To name something once is to define it; to name it twice invokes a soft confusion, similar to when one repeats a word too many times, detaching it from meaning. The abstracted doubling in the title notes the experimental links between the artworks, and also playfully hints at the collaborative nature of the two galleries performing in tandem—one playing the host, presenting a literal cabinet that hints at its past as an antique drawing room, and the other playing guest, providing its curious contents. 
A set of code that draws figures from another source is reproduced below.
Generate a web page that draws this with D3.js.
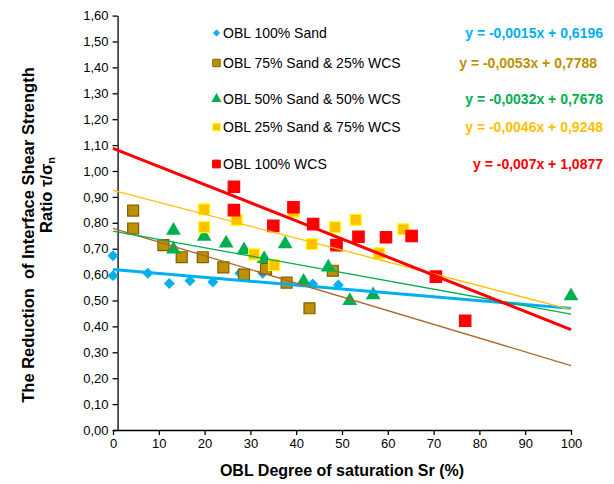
<!DOCTYPE html>
<html>
<head>
<meta charset="utf-8">
<script src="https://cdn.jsdelivr.net/npm/d3@7"></script>
<style>
    body { margin: 0; background: #fff; }
    text { font-family: "Liberation Sans", Arial, sans-serif; }
</style>
</head>
<body>
<svg id="chart" width="614" height="484"></svg>
<script>
// series names
let seriesNames = ["OBL 100% Sand", "OBL 75% Sand & 25% WCS", "OBL 50% Sand & 50% WCS",
                   "OBL 25% Sand & 75% WCS", "OBL 100% WCS"];

// degree of saturation (x) and ratio (y) per series
let sandX = [0, 0, 7.6, 12.3, 16.8, 21.8, 27.7, 32.7, 43.6, 49.2];
let sandY = [0.673, 0.596, 0.605, 0.566, 0.576, 0.571, 0.605, 0.605, 0.564, 0.560];

let s75X = [4.4, 4.4, 11, 15, 19.6, 24.1, 28.6, 33.4, 37.9, 42.9, 48];
let s75Y = [0.847, 0.778, 0.714, 0.667, 0.667, 0.628, 0.600, 0.622, 0.569, 0.470, 0.615];

let s50X = [13.2, 13.2, 19.9, 24.7, 28.6, 33, 37.6, 41.6, 47, 51.7, 56.8, 100];
let s50Y = [0.770, 0.698, 0.747, 0.721, 0.695, 0.661, 0.718, 0.573, 0.628, 0.499, 0.521, 0.517];

let s25X = [19.9, 19.9, 27, 30.8, 35.2, 39.4, 43.4, 48.5, 53, 58.1, 63.4];
let s25Y = [0.852, 0.783, 0.811, 0.678, 0.637, 0.843, 0.718, 0.783, 0.811, 0.682, 0.775];

let wcsX = [26.4, 26.4, 35, 39.4, 43.7, 48.8, 53.6, 59.6, 65.2, 70.5, 76.9];
let wcsY = [0.939, 0.849, 0.788, 0.860, 0.795, 0.714, 0.746, 0.744, 0.749, 0.592, 0.422];

// linear trendlines as printed on the chart
let slopes = [-0.0015, -0.0053, -0.0032, -0.0046, -0.007];
let intercepts = [0.6196, 0.7788, 0.7678, 0.9248, 1.0877];
let equations = ["y = -0,0015x + 0,6196", "y = -0,0053x + 0,7788", "y = -0,0032x + 0,7678",
                 "y = -0,0046x + 0,9248", "y = -0,007x + 1,0877"];

let xTicks = [0, 10, 20, 30, 40, 50, 60, 70, 80, 90, 100];
let yTicks = [0, 0.1, 0.2, 0.3, 0.4, 0.5, 0.6, 0.7, 0.8, 0.9, 1.0, 1.1, 1.2, 1.3, 1.4, 1.5, 1.6];

let seriesX = [sandX, s75X, s50X, s25X, wcsX];
let seriesY = [sandY, s75Y, s50Y, s25Y, wcsY];

let fills   = ["#00B0F0", "#BF9000", "#00B050", "#FFC000", "#FF0000"];
let strokes = ["#00B0F0", "#7F6000", "#00B050", "#FFFF00", "#FF0000"];
let lineColors = ["#00B0F0", "#B0652A", "#00B050", "#FFC000", "#FF0000"];
let lineWidths = [3, 1.3, 1.3, 1.3, 3];
let shapes = [d3.symbolSquare, d3.symbolSquare, d3.symbolTriangle, d3.symbolSquare, d3.symbolSquare];
let rotations = [45, 0, 0, 0, 0];   // diamonds are squares turned by 45 degrees
let sizes = [60, 120, 95, 120, 130];

let svg = d3.select("#chart");

let xScale = d3.scaleLinear().domain([0, 100]).range([113, 571]);
let yScale = d3.scaleLinear().domain([0, 1.6]).range([430, 15.6]);

let commaFmt = v => d3.format(".2f")(v).replace(".", ",");

//X axis
let xAxis = svg.append("g")
    .attr("transform", "translate(0," + yScale(0) + ")")
    .call(d3.axisBottom(xScale).tickValues(xTicks).tickSize(5).tickPadding(4).tickSizeOuter(0));
xAxis.select(".domain").attr("stroke", "#000").attr("stroke-width", 1.3);
xAxis.selectAll(".tick line").attr("stroke", "#000").attr("stroke-width", 1.3);
xAxis.selectAll("text").attr("font-size", 13).attr("fill", "#000")
    .style("font-family", "Liberation Sans, Arial, sans-serif");

//Y axis, crossing the x axis at 1
let yAxis = svg.append("g")
    .attr("transform", "translate(" + xScale(1) + ",0)")
    .call(d3.axisLeft(yScale).tickValues(yTicks).tickFormat(commaFmt).tickSize(5).tickPadding(4).tickSizeOuter(0));
yAxis.select(".domain").attr("stroke", "#000").attr("stroke-width", 1.3);
yAxis.selectAll(".tick line").attr("stroke", "#000").attr("stroke-width", 1.3);
yAxis.selectAll("text").attr("font-size", 13).attr("fill", "#000")
    .style("font-family", "Liberation Sans, Arial, sans-serif");

//Axis titles
svg.append("text")
    .attr("x", (xScale(0) + xScale(100)) / 2)
    .attr("y", 476)
    .attr("text-anchor", "middle")
    .attr("font-size", 16)
    .attr("font-weight", "bold")
    .text("OBL Degree of saturation Sr (%)");

let yTitle = svg.append("text")
    .attr("transform", "rotate(-90)")
    .attr("text-anchor", "middle")
    .attr("font-size", 16.5)
    .attr("font-weight", "bold")
    .style("white-space", "pre");
yTitle.append("tspan")
    .attr("x", -235).attr("y", 34)
    .text("The Reduction  of Interface Shear Strength");
let l2 = yTitle.append("tspan")
    .attr("x", -195).attr("y", 52);
l2.append("tspan").text("Ratio τ/σ");
l2.append("tspan").attr("font-size", 11).attr("dy", 3).text("n");

//Markers
seriesX.forEach((xs, i) => {
    let pts = xs.map((x, j) => ({x: x, y: seriesY[i][j]}));
    svg.append("g").selectAll("path")
        .data(pts)
        .enter().append("path")
        .attr("transform", d => "translate(" + xScale(d.x) + "," + yScale(d.y) + ") rotate(" + rotations[i] + ")")
        .attr("d", d3.symbol().type(shapes[i]).size(sizes[i]))
        .attr("fill", fills[i])
        .attr("stroke", strokes[i])
        .attr("stroke-width", i === 0 || i === 2 ? 0 : 1.2);
});

//Trendlines
let trend = d3.line()
    .x(d => xScale(d[0]))
    .y(d => yScale(d[1]));

slopes.forEach((m, i) => {
    svg.append("path")
        .datum([[0, intercepts[i]], [100, intercepts[i] + m * 100]])
        .attr("d", trend)
        .attr("fill", "none")
        .attr("stroke", lineColors[i])
        .attr("stroke-width", lineWidths[i]);
});

//Legend
let legendY = [33, 63, 99, 127, 164];
let legendSizes = [26, 55, 45, 55, 60];
seriesNames.forEach((name, i) => {
    svg.append("path")
        .attr("transform", "translate(216.5," + legendY[i] + ") rotate(" + rotations[i] + ")")
        .attr("d", d3.symbol().type(shapes[i]).size(legendSizes[i]))
        .attr("fill", fills[i])
        .attr("stroke", strokes[i])
        .attr("stroke-width", i === 0 || i === 2 ? 0 : 1);
    svg.append("text")
        .attr("x", 223)
        .attr("y", legendY[i] + 5)
        .attr("font-size", 14)
        .attr("fill", "#000")
        .text(name);
});

//Equation labels
let eqRight = [603, 597, 603, 603, 603];
equations.forEach((eq, i) => {
    svg.append("text")
        .attr("x", eqRight[i])
        .attr("y", legendY[i] + 5)
        .attr("text-anchor", "end")
        .attr("font-size", 14)
        .attr("font-weight", "bold")
        .attr("fill", fills[i])
        .text(eq);
});
</script>
</body>
</html>
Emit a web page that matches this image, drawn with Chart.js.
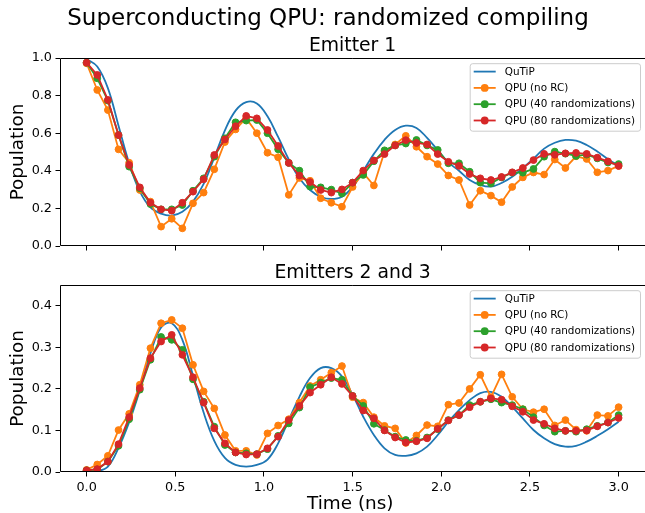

The artist duo Zheng Mahler presents abalone-encrusted porcelain pieces from their “A Season in Shell” project, in which they trace the abalone’s trade route from Africa to Hong Kong via Switzerland in a two-fold attempt to understand the mechanical workings of our sociopolitical exchange culture. Sasaoka Yuriko, from Japan, asks how we might be implicated in the capitalist labor of animals with a small singing bear that asks, ever so sweetly, to be employed in a work force. Xi Jiu evokes symbolism in paintings out of her Beijing studio. Hong Kong artists Chan Ting and Michele Chu show new works that engage in the relationship between material, form, and the artist’s hand. Magdalen Wong, also from Hong Kong, plays with the taxonomic naming of plants and the mass market, painting in great detail the plastic flowers she collected from various places over the years.  

With this wide range of works, “Cabinet Cabinet Curiosity Curiosity” delivers a missive directly air flown from Asia in an attempt to reverse and banish the cabinet’s problematic historical entanglements. Open-ended and fluid, the displays and selections do not express the stiff stereotypes of cabinets of old, but instead asks what it means to be curious today. We are left only with the barest suggestions of its charming form, and an invitation to open it up and take a look.